African court requests ex-Ivorian president Gbagbo’s voting rights be restored
Ivory Coast should allow former president Laurent Gbagbo, who has been barred from running in next month’s key presidential election, to vote in the poll, the African Court on Human and Peoples’ Rights said Friday.
The court, established by African Union members in 2004, asked Ivory Coast to “take all necessary steps to immediately remove all obstacles” preventing Gbagbo from being added to the electoral roll.
Ivory Coast withdrew its recognition of the court’s jurisdiction in April this year.
Gbagbo, who was president from 2000 to 2010, is not on the electoral roll which was updated this year, and thus cannot vote or be a candidate in the October 31 election.
The Constitutional Council, Ivory Coast’s top court, has rejected 40 of 44 applications to contest the election, which is taking place against a backdrop of extreme tension.
Those barred include Gbagbo, 75, and former rebel leader Guillaume Soro, 47, both of whom played key roles in the crisis that engulfed the country after disputed elections in 2010.
The Ivorian court, however, accepted an application by President Alassane Ouattara, 78, who is seeking a third term despite criticism that this sidesteps constitutional limits.
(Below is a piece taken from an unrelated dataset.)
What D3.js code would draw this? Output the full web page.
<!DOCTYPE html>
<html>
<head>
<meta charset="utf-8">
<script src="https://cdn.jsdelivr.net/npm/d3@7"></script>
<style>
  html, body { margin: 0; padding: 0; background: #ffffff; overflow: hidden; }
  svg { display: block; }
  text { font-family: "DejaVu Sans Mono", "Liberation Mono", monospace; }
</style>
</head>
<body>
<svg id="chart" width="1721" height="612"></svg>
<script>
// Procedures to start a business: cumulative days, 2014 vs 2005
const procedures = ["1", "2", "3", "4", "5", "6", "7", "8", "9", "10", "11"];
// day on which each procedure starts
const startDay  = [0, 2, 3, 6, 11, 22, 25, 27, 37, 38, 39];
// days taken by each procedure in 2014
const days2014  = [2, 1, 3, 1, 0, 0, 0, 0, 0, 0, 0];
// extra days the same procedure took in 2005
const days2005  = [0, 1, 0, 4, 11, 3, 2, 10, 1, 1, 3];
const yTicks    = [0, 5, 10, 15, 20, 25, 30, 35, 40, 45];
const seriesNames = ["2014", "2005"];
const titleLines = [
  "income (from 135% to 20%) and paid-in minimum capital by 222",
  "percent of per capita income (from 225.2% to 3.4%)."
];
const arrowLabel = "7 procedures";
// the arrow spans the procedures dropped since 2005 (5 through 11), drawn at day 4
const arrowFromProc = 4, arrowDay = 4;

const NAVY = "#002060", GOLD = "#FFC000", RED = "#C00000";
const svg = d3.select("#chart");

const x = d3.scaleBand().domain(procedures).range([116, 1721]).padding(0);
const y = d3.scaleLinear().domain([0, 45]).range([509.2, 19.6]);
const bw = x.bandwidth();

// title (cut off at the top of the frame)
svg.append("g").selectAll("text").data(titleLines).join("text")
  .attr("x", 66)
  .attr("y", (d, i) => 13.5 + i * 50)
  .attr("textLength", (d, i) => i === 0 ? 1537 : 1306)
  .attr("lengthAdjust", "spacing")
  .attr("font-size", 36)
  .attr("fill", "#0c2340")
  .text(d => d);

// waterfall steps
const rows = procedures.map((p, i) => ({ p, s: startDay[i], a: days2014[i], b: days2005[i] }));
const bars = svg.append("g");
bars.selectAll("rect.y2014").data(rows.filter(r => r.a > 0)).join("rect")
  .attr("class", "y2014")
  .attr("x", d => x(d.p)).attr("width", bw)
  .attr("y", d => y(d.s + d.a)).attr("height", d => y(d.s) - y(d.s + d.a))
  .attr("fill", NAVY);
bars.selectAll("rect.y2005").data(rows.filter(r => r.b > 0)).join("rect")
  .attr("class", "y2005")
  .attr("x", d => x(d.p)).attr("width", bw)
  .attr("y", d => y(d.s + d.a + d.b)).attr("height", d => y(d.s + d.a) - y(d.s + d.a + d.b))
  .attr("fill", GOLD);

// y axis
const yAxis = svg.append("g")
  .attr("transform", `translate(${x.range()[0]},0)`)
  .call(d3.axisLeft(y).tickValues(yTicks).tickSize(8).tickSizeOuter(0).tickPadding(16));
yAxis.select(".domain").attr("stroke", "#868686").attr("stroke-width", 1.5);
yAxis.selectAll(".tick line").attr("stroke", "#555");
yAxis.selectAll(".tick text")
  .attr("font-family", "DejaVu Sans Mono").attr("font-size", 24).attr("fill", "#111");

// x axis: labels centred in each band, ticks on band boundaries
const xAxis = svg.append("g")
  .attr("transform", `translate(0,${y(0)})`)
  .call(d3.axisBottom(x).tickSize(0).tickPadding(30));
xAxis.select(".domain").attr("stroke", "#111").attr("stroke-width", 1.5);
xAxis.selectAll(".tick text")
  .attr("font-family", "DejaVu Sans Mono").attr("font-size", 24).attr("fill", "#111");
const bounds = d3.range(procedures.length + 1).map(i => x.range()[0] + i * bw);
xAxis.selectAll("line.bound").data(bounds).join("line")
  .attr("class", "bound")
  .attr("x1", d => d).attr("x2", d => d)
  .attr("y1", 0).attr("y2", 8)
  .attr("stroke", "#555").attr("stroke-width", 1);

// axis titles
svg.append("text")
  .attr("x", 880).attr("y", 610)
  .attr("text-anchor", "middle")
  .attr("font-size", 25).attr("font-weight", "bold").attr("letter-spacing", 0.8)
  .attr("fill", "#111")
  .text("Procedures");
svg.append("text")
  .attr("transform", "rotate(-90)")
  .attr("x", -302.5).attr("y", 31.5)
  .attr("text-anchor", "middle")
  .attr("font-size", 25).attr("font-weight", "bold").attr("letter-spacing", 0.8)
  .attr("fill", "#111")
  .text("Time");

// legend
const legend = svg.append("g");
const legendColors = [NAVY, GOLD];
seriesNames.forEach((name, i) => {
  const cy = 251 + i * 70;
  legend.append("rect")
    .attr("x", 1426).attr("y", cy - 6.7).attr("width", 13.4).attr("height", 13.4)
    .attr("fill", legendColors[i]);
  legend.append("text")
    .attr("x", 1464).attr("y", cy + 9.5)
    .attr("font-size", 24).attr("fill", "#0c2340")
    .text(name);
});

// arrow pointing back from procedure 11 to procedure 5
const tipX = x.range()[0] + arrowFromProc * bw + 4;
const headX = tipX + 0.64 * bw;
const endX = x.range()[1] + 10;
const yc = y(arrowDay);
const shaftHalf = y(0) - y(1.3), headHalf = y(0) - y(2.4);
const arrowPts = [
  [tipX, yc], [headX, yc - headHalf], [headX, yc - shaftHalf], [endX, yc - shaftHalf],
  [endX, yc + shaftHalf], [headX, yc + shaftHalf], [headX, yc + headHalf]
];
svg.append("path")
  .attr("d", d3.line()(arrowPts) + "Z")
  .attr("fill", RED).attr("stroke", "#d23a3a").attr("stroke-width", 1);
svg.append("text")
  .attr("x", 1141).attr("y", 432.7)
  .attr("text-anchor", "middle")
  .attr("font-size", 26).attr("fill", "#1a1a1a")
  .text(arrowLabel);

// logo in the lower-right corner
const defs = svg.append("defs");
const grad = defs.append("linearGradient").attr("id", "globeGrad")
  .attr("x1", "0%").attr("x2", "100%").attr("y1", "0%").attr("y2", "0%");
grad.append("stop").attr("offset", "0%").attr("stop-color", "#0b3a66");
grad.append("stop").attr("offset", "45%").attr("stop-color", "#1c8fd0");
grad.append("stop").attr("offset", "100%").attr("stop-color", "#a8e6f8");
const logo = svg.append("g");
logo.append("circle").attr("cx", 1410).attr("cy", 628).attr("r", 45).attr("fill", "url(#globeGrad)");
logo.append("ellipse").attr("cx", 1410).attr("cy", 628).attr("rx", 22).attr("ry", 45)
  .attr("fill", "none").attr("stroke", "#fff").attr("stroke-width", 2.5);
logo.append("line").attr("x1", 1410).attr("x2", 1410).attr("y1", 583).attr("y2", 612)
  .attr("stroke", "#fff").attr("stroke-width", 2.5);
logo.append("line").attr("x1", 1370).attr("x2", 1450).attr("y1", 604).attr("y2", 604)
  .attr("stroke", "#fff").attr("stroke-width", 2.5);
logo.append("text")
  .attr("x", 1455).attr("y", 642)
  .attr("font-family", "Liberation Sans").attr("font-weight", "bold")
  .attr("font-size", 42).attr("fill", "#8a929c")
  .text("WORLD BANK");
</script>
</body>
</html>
Gbagbo was freed conditionally by the International Criminal Court (ICC) in The Hague after he was cleared in January 2019 of crimes against humanity. He is living in Brussels pending the outcome of an appeal against the ICC ruling.
‘Provocation’
His candidacy was rejected by the Constitutional Council on the grounds that he was handed a 20-year jail term by an Ivorian court last November over the looting of the local branch of the Central Bank of West African States during the post-election crisis.
The African Court, based in Arusha in Tanzania, also said Gbagbo’s conviction should not be included on his judicial record until it had time to deliver a full judgement.
In September 15, the African Court handed down a verdict in Soro’s favour, saying Ivory Coast should also “immediately remove all obstacles” preventing him from competing in the ballot.
Soro provided military help that enabled Ouattara to come to power after a civil war that erupted when Gbagbo refused to accept defeat in the 2010 election.
More than 3,000 people died in the fighting.
Soro, who lives today in France, was barred from contesting the election on the grounds of a 20-year sentence, also in absentia, for alleged embezzlement of public funds, handed down in April.
Ouattara, has blasted attempts by Gbagbo and Soro to contest the presidential election as “provocation” and said one of them belongs behind bars.
“Soro, like Gbagbo, was excluded because he has a criminal record,” Ouattara told the French magazine Paris Match.
“Each of them are perfectly aware that their candidacies are based on provocation… Guillaume Soro doesn’t deserve to be on the campaign trail but in prison,” he said.
“This young man, drunk on money and power, has simply lost his head.”